The Shenzhou-23 vessel launched at 11:08 p.m. (1508 GMT) using the Long March-2F Y23 carrier rocket from Jiuquan Satellite Launch Center in northwest China, with three Chinese astronauts on board.

Payload specialist Li Jiaying, a former Hong Kong police inspector, is the first astronaut from the city to take part in a Chinese space mission. The other crew members are commander Zhu Yangzhu and pilot Zhang Yuanzhi, both from the ​People’s Liberation Army’s astronaut division.

CHINA, US SET SIGHTS ON MOON

One of the three is to stay on the Tiangong space station for a year, one of ​the longest space missions ever but short of the 14-1/2-month record set by a Russian cosmonaut in 1995. That astronaut will be decided ⁠later, depending on the progress of the mission, the China Manned Space Agency said on Saturday.

China has sent astronauts to its space station almost a dozen times, but this ​launch comes amid an accelerating race to the moon with the U.S., which has warned about what it alleges are Beijing’s plans to colonise and mine lunar territory and resources.

Beijing has ​strongly rejected these claims.

NASA is seeking to achieve a crewed moon landing in 2028, two years ahead of China.
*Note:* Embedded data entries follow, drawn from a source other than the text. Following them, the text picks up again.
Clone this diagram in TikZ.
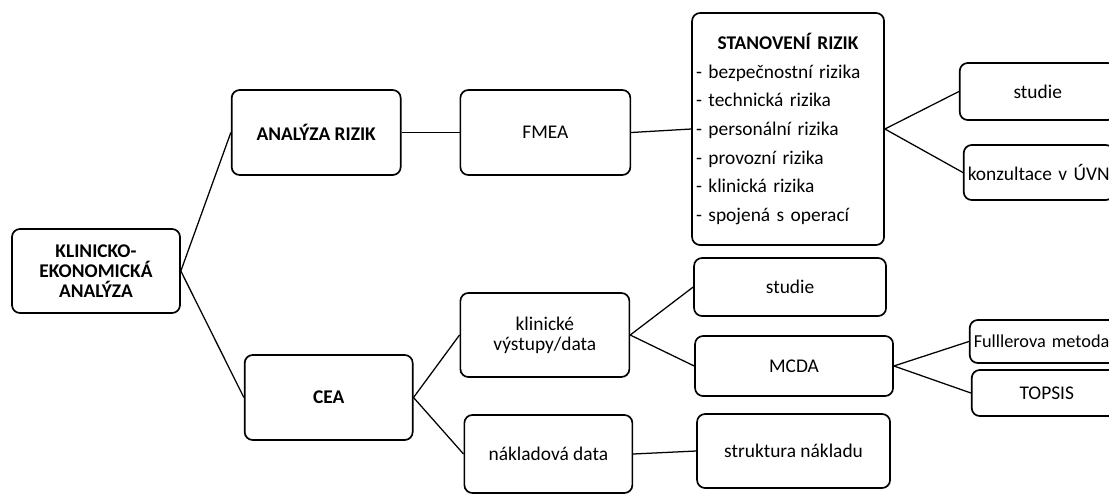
\documentclass[tikz,border=0pt]{standalone}
\usepackage{fontspec}
\setmainfont{Carlito}
\usepackage{tikz}
\usetikzlibrary{positioning}

\begin{document}
\begin{tikzpicture}[
    box/.style={rectangle, draw, line width=1.2pt, rounded corners=0.2cm, align=center, font=\fontsize{13.8}{14.2}\selectfont, inner sep=0.1cm},
    bbox/.style={box, font=\fontsize{13.8}{14.2}\selectfont\bfseries},
    line/.style={line width=0.9pt},
    node distance=1.5cm
]
    \useasboundingbox (0,0) rectangle (27.725,-12.375);
    \clip (0,0) rectangle (27.725,-12.375);

    \node[bbox, minimum width=4.2cm, minimum height=2.1cm] (kea) at (2.4,-6.775) {KLINICKO-\\EKONOMICKÁ\\ANALÝZA};
    \node[bbox, minimum width=4.225cm, minimum height=2.125cm, right=1.25cm of kea, yshift=3.4625cm] (rizika) {ANALÝZA RIZIK};
    \node[bbox, minimum width=4.2cm, minimum height=2.125cm, right=1.575cm of kea, yshift=-3.1625cm] (cea) {CEA};

    % horni vetev
    \node[box, minimum width=4.25cm, minimum height=2.125cm, right=1.45cm of rizika] (fmea) {FMEA};
    \node[box, minimum width=4.8cm, minimum height=5.8cm, text width=4.6cm, align=left, font=\fontsize{13.8}{20.4}\selectfont, right=1.5cm of fmea, yshift=0.0875cm] (stanoveni)
        {\hfil\textbf{STANOVENÍ RIZIK}\hfil\\- bezpečnostní rizika\\- technická rizika\\- personální rizika\\- provozní rizika\\- klinická rizika\\- spojená s operací};
    \node[box, minimum width=3.9cm, minimum height=1.425cm, right=1.85cm of stanoveni, yshift=0.9375cm] (studie1) {studie};
    \node[box, minimum width=3.75cm, minimum height=1.375cm, text width=3.55cm, align=left, right=1.95cm of stanoveni, yshift=-1.0875cm] (konzultace) {konzultace v ÚVN};

    % dolni vetev
    \node[box, minimum width=4.225cm, minimum height=2.1cm, right=1.15cm of cea, yshift=1.5625cm] (klinicke) {klinické\\výstupy/data};
    \node[box, minimum width=4.2cm, minimum height=1.95cm, right=1.25cm of cea, yshift=-1.4125cm] (naklady) {nákladová data};
    \node[box, minimum width=4.8cm, minimum height=1.45cm, right=1.575cm of klinicke, yshift=1.2cm] (studie2) {studie};
    \node[box, minimum width=4.95cm, minimum height=1.5cm, right=1.6cm of klinicke, yshift=-0.775cm] (mcda) {MCDA};
    \node[box, minimum width=4.825cm, minimum height=1.85cm, right=1.575cm of naklady, yshift=0.075cm] (struktura) {struktura nákladu};
    \node[box, minimum width=3.75cm, minimum height=1.075cm, text width=3.55cm, align=left, font=\fontsize{13}{14}\selectfont, right=1.875cm of mcda, yshift=0.6125cm] (fuller) {Fulllerova metoda};
    \node[box, minimum width=3.75cm, minimum height=1.15cm, right=1.925cm of mcda, yshift=-0.675cm] (topsis) {TOPSIS};

    \draw[line] (kea.east) -- (rizika.west);
    \draw[line] (kea.east) -- (cea.west);
    \draw[line] (rizika.east) -- (fmea.west);
    \draw[line] (fmea.east) -- (stanoveni.west);
    \draw[line] (stanoveni.east) -- (studie1.west);
    \draw[line] (stanoveni.east) -- (konzultace.west);
    \draw[line] (cea.east) -- (klinicke.west);
    \draw[line] (cea.east) -- (naklady.west);
    \draw[line] (klinicke.east) -- (studie2.west);
    \draw[line] (klinicke.east) -- (mcda.west);
    \draw[line] (naklady.east) -- (struktura.west);
    \draw[line] (mcda.east) -- (fuller.west);
    \draw[line] (mcda.east) -- (topsis.west);
\end{tikzpicture}
\end{document}
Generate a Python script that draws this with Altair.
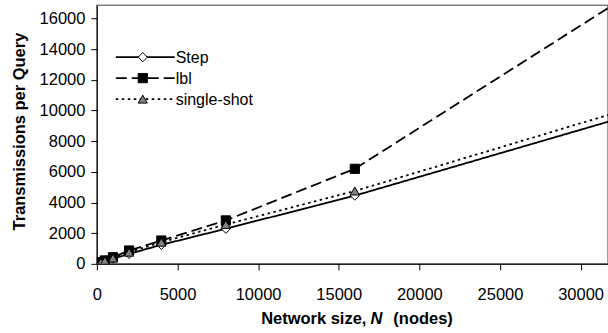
import altair as alt
import pandas as pd

# Network sizes (nodes) at which each protocol was measured
network_size = [250, 500, 1000, 2000, 4000, 8000, 16000, 32000]

# Transmissions per query for each protocol
step = [80, 170, 330, 650, 1240, 2290, 4450, 9360]
lbl = [110, 220, 430, 870, 1520, 2830, 6200, 16880]
single_shot = [100, 200, 380, 760, 1410, 2570, 4750, 9800]

series_names = ["Step", "lbl", "single-shot"]
series_values = [step, lbl, single_shot]

y_ticks = [0, 2000, 4000, 6000, 8000, 10000, 12000, 14000, 16000]
x_ticks = [0, 5000, 10000, 15000, 20000, 25000, 30000]

# Per-series styling
dashes = [[1, 0], [11, 5], [2.5, 3.5]]
shapes = ["diamond", "square", "triangle-up"]
fills = ["white", "black", "#808080"]

rows = []
for name, vals in zip(series_names, series_values):
    for n, v in zip(network_size, vals):
        rows.append({"N": n, "value": v, "series": name})
df = pd.DataFrame(rows)

FONT = "Liberation Sans"
W, H = 512, 259

x_enc = alt.X(
    "N:Q",
    scale=alt.Scale(domain=[0, 31700], nice=False, zero=True),
    axis=alt.Axis(
        values=x_ticks, tickCount=len(x_ticks), title=None, format="d",
        labelFontSize=16.5, labelPadding=17, tickSize=6,
    ),
)
y_enc = alt.Y(
    "value:Q",
    scale=alt.Scale(domain=[0, 16868], nice=False),
    axis=alt.Axis(
        values=y_ticks, tickCount=len(y_ticks), title="Transmissions per Query",
        format="d", labelFontSize=16.5, labelPadding=6, tickSize=6,
        titleFontSize=16.5, titleFontWeight="bold",
        titleX=-77, titleY=126, titleBaseline="middle", titleAlign="center",
    ),
)

dash_scale = alt.Scale(domain=series_names, range=dashes)
shape_scale = alt.Scale(domain=series_names, range=shapes)
fill_scale = alt.Scale(domain=series_names, range=fills)

lines = alt.Chart(df).mark_line(color="black", strokeWidth=1.8, clip=True).encode(
    x=x_enc,
    y=y_enc,
    strokeDash=alt.StrokeDash("series:N", scale=dash_scale, legend=None),
    detail="series:N",
)

points = alt.Chart(df).mark_point(
    stroke="black", strokeWidth=1, opacity=1, size=85, filled=False, clip=True
).encode(
    x=x_enc,
    y=y_enc,
    shape=alt.Shape("series:N", scale=shape_scale, legend=None),
    fill=alt.Fill("series:N", scale=fill_scale, legend=None),
)

# x-axis title in three runs so that N can be set in italics
title_parts = [
    ("Network size,", "normal", "right", 270),
    ("N", "italic", "left", 274),
    ("(nodes)", "normal", "left", 297),
]
title_layers = []
for text, style, align, xpos in title_parts:
    title_layers.append(
        alt.Chart(pd.DataFrame({"t": [text]})).mark_text(
            align=align, baseline="alphabetic", fontSize=16.5, fontWeight="bold",
            fontStyle=style, font=FONT, color="black",
        ).encode(x=alt.value(xpos), y=alt.value(H + 60), text="t:N")
    )

# Legend inside the plot area, one row per series
legend_layers = []
row_y = [52, 73, 94]
for i, name in enumerate(series_names):
    ldf = pd.DataFrame({"series": [name]})
    legend_layers.append(
        alt.Chart(ldf).mark_rule(color="black", strokeWidth=1.8, strokeDash=dashes[i]).encode(
            x=alt.value(19), x2=alt.value(78), y=alt.value(row_y[i])
        )
    )
    legend_layers.append(
        alt.Chart(ldf).mark_point(
            shape=shapes[i], fill=fills[i], stroke="black", strokeWidth=1,
            opacity=1, size=85, filled=False,
        ).encode(x=alt.value(46), y=alt.value(row_y[i]))
    )
    legend_layers.append(
        alt.Chart(ldf).mark_text(
            align="left", baseline="middle", fontSize=16, font=FONT, color="black"
        ).encode(x=alt.value(79), y=alt.value(row_y[i] + 1), text="series:N")
    )

chart = alt.layer(lines, points, *title_layers, *legend_layers).properties(
    width=W,
    height=H,
    padding={"left": 97, "top": 5, "right": 0, "bottom": 69},
    autosize=alt.AutoSizeParams(type="none"),
    background="white",
).configure_view(
    stroke="#808080", strokeWidth=1.5
).configure_axis(
    grid=False, domainColor="black", domainWidth=1, tickColor="black",
    labelColor="black", titleColor="black", labelFont=FONT, titleFont=FONT,
    labelFlush=False, labelOverlap=False,
)

chart.save("out.html", embed_options={"renderer": "svg", "actions": False})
The U.S. aims to establish a long-term lunar presence as a stepping stone to eventual human exploration of Mars.

In April, four NASA astronauts made a historic trip around the moon as part of the Artemis II mission, flying farther from Earth than anyone before in the world’s first crewed lunar ​mission in half a century.

On Friday Elon Musk’s SpaceX made a largely successful, uncrewed test flight of its next-generation Starship rocket, which is designed to enable more frequent Starlink satellite launches and ​to send future NASA missions to the moon.

China, with less than four years until its 2030 deadline, faces a tall order of developing entirely new hardware and software specific to its lunar mission, ‌proving it ⁠is mission-ready. That will ensure its astronauts, used to the relative safety of Tiangong in low-Earth orbit, can safely make the riskier transition to the moon’s surface.